* BEGIN DATA EXTRACT *
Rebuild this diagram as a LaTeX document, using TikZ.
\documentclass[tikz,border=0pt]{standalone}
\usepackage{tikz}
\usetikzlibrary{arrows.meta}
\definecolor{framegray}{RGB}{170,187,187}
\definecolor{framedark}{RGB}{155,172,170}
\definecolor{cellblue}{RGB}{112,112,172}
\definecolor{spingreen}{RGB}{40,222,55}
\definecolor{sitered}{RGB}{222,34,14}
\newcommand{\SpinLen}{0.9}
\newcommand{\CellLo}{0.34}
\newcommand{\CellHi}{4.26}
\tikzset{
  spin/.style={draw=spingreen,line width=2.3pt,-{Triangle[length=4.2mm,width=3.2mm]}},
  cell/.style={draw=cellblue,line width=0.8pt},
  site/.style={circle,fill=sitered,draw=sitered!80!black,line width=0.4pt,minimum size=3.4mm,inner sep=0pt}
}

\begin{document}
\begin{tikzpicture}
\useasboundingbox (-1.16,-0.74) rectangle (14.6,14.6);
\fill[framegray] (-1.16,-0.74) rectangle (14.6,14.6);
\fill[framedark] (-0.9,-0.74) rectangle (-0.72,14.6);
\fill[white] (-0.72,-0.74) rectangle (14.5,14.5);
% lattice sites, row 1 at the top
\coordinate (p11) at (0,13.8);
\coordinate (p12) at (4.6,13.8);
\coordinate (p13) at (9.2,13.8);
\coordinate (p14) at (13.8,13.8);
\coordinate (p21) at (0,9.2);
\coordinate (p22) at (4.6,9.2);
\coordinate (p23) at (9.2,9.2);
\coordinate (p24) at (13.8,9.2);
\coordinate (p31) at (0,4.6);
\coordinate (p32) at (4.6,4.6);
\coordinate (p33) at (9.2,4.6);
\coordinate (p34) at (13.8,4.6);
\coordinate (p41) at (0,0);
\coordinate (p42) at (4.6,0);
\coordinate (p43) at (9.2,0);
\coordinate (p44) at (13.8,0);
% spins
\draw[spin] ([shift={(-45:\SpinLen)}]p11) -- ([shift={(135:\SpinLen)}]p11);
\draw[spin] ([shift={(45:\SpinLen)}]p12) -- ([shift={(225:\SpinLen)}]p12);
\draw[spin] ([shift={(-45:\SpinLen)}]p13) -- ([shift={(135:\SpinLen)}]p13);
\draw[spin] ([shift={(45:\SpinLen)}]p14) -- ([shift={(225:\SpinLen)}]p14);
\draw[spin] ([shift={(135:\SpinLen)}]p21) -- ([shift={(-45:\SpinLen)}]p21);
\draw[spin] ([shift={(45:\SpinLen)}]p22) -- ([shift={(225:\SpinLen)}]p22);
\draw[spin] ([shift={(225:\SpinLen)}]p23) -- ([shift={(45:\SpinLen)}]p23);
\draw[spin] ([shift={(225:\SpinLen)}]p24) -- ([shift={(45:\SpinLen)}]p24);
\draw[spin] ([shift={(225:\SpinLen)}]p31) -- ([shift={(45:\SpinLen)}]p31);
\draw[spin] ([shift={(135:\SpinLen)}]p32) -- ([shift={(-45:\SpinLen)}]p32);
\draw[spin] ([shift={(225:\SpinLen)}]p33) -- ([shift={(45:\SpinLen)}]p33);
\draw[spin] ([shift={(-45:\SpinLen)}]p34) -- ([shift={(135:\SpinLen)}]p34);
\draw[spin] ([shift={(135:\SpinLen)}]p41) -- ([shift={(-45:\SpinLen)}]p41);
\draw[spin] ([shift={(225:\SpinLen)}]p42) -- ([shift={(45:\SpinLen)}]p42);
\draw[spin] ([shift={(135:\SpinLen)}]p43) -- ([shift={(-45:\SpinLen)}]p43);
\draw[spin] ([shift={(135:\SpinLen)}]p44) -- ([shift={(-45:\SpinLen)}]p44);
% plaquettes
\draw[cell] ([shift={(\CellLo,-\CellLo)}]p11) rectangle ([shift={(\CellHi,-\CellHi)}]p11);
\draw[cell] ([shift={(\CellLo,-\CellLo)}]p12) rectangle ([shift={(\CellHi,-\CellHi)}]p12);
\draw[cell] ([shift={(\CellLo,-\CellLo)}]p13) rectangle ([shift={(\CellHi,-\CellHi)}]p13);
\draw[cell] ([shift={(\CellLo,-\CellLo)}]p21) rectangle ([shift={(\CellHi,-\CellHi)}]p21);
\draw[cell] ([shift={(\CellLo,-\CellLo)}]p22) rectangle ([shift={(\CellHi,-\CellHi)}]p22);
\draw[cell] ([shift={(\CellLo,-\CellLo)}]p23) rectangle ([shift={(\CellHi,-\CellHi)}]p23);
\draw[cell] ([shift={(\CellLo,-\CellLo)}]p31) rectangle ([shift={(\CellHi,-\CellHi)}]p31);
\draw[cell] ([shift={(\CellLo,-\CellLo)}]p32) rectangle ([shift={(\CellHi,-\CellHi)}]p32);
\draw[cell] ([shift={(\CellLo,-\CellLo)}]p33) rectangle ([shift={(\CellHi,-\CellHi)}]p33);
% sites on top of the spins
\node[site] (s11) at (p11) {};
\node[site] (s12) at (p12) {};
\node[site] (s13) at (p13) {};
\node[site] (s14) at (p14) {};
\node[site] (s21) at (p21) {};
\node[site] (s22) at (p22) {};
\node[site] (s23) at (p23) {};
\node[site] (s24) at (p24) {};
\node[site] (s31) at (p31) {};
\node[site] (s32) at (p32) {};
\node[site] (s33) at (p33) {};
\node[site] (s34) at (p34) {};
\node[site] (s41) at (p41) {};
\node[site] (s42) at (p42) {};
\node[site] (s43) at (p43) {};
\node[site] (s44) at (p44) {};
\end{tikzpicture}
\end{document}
* END DATA EXTRACT *
_STATED PROBLEM_
Make an exact copy of the data above.

_WORKED ANSWER_
Rebuild this diagram as a LaTeX document, using TikZ.
\documentclass[tikz,border=0pt]{standalone}
\usepackage{tikz}
\usetikzlibrary{arrows.meta}
\definecolor{framegray}{RGB}{170,187,187}
\definecolor{framedark}{RGB}{155,172,170}
\definecolor{cellblue}{RGB}{112,112,172}
\definecolor{spingreen}{RGB}{40,222,55}
\definecolor{sitered}{RGB}{222,34,14}
\newcommand{\SpinLen}{0.9}
\newcommand{\CellLo}{0.34}
\newcommand{\CellHi}{4.26}
\tikzset{
  spin/.style={draw=spingreen,line width=2.3pt,-{Triangle[length=4.2mm,width=3.2mm]}},
  cell/.style={draw=cellblue,line width=0.8pt},
  site/.style={circle,fill=sitered,draw=sitered!80!black,line width=0.4pt,minimum size=3.4mm,inner sep=0pt}
}

\begin{document}
\begin{tikzpicture}
\useasboundingbox (-1.16,-0.74) rectangle (14.6,14.6);
\fill[framegray] (-1.16,-0.74) rectangle (14.6,14.6);
\fill[framedark] (-0.9,-0.74) rectangle (-0.72,14.6);
\fill[white] (-0.72,-0.74) rectangle (14.5,14.5);
% lattice sites, row 1 at the top
\coordinate (p11) at (0,13.8);
\coordinate (p12) at (4.6,13.8);
\coordinate (p13) at (9.2,13.8);
\coordinate (p14) at (13.8,13.8);
\coordinate (p21) at (0,9.2);
\coordinate (p22) at (4.6,9.2);
\coordinate (p23) at (9.2,9.2);
\coordinate (p24) at (13.8,9.2);
\coordinate (p31) at (0,4.6);
\coordinate (p32) at (4.6,4.6);
\coordinate (p33) at (9.2,4.6);
\coordinate (p34) at (13.8,4.6);
\coordinate (p41) at (0,0);
\coordinate (p42) at (4.6,0);
\coordinate (p43) at (9.2,0);
\coordinate (p44) at (13.8,0);
% spins
\draw[spin] ([shift={(-45:\SpinLen)}]p11) -- ([shift={(135:\SpinLen)}]p11);
\draw[spin] ([shift={(45:\SpinLen)}]p12) -- ([shift={(225:\SpinLen)}]p12);
\draw[spin] ([shift={(-45:\SpinLen)}]p13) -- ([shift={(135:\SpinLen)}]p13);
\draw[spin] ([shift={(45:\SpinLen)}]p14) -- ([shift={(225:\SpinLen)}]p14);
\draw[spin] ([shift={(135:\SpinLen)}]p21) -- ([shift={(-45:\SpinLen)}]p21);
\draw[spin] ([shift={(45:\SpinLen)}]p22) -- ([shift={(225:\SpinLen)}]p22);
\draw[spin] ([shift={(225:\SpinLen)}]p23) -- ([shift={(45:\SpinLen)}]p23);
\draw[spin] ([shift={(225:\SpinLen)}]p24) -- ([shift={(45:\SpinLen)}]p24);
\draw[spin] ([shift={(225:\SpinLen)}]p31) -- ([shift={(45:\SpinLen)}]p31);
\draw[spin] ([shift={(135:\SpinLen)}]p32) -- ([shift={(-45:\SpinLen)}]p32);
\draw[spin] ([shift={(225:\SpinLen)}]p33) -- ([shift={(45:\SpinLen)}]p33);
\draw[spin] ([shift={(-45:\SpinLen)}]p34) -- ([shift={(135:\SpinLen)}]p34);
\draw[spin] ([shift={(135:\SpinLen)}]p41) -- ([shift={(-45:\SpinLen)}]p41);
\draw[spin] ([shift={(225:\SpinLen)}]p42) -- ([shift={(45:\SpinLen)}]p42);
\draw[spin] ([shift={(135:\SpinLen)}]p43) -- ([shift={(-45:\SpinLen)}]p43);
\draw[spin] ([shift={(135:\SpinLen)}]p44) -- ([shift={(-45:\SpinLen)}]p44);
% plaquettes
\draw[cell] ([shift={(\CellLo,-\CellLo)}]p11) rectangle ([shift={(\CellHi,-\CellHi)}]p11);
\draw[cell] ([shift={(\CellLo,-\CellLo)}]p12) rectangle ([shift={(\CellHi,-\CellHi)}]p12);
\draw[cell] ([shift={(\CellLo,-\CellLo)}]p13) rectangle ([shift={(\CellHi,-\CellHi)}]p13);
\draw[cell] ([shift={(\CellLo,-\CellLo)}]p21) rectangle ([shift={(\CellHi,-\CellHi)}]p21);
\draw[cell] ([shift={(\CellLo,-\CellLo)}]p22) rectangle ([shift={(\CellHi,-\CellHi)}]p22);
\draw[cell] ([shift={(\CellLo,-\CellLo)}]p23) rectangle ([shift={(\CellHi,-\CellHi)}]p23);
\draw[cell] ([shift={(\CellLo,-\CellLo)}]p31) rectangle ([shift={(\CellHi,-\CellHi)}]p31);
\draw[cell] ([shift={(\CellLo,-\CellLo)}]p32) rectangle ([shift={(\CellHi,-\CellHi)}]p32);
\draw[cell] ([shift={(\CellLo,-\CellLo)}]p33) rectangle ([shift={(\CellHi,-\CellHi)}]p33);
% sites on top of the spins
\node[site] (s11) at (p11) {};
\node[site] (s12) at (p12) {};
\node[site] (s13) at (p13) {};
\node[site] (s14) at (p14) {};
\node[site] (s21) at (p21) {};
\node[site] (s22) at (p22) {};
\node[site] (s23) at (p23) {};
\node[site] (s24) at (p24) {};
\node[site] (s31) at (p31) {};
\node[site] (s32) at (p32) {};
\node[site] (s33) at (p33) {};
\node[site] (s34) at (p34) {};
\node[site] (s41) at (p41) {};
\node[site] (s42) at (p42) {};
\node[site] (s43) at (p43) {};
\node[site] (s44) at (p44) {};
\end{tikzpicture}
\end{document}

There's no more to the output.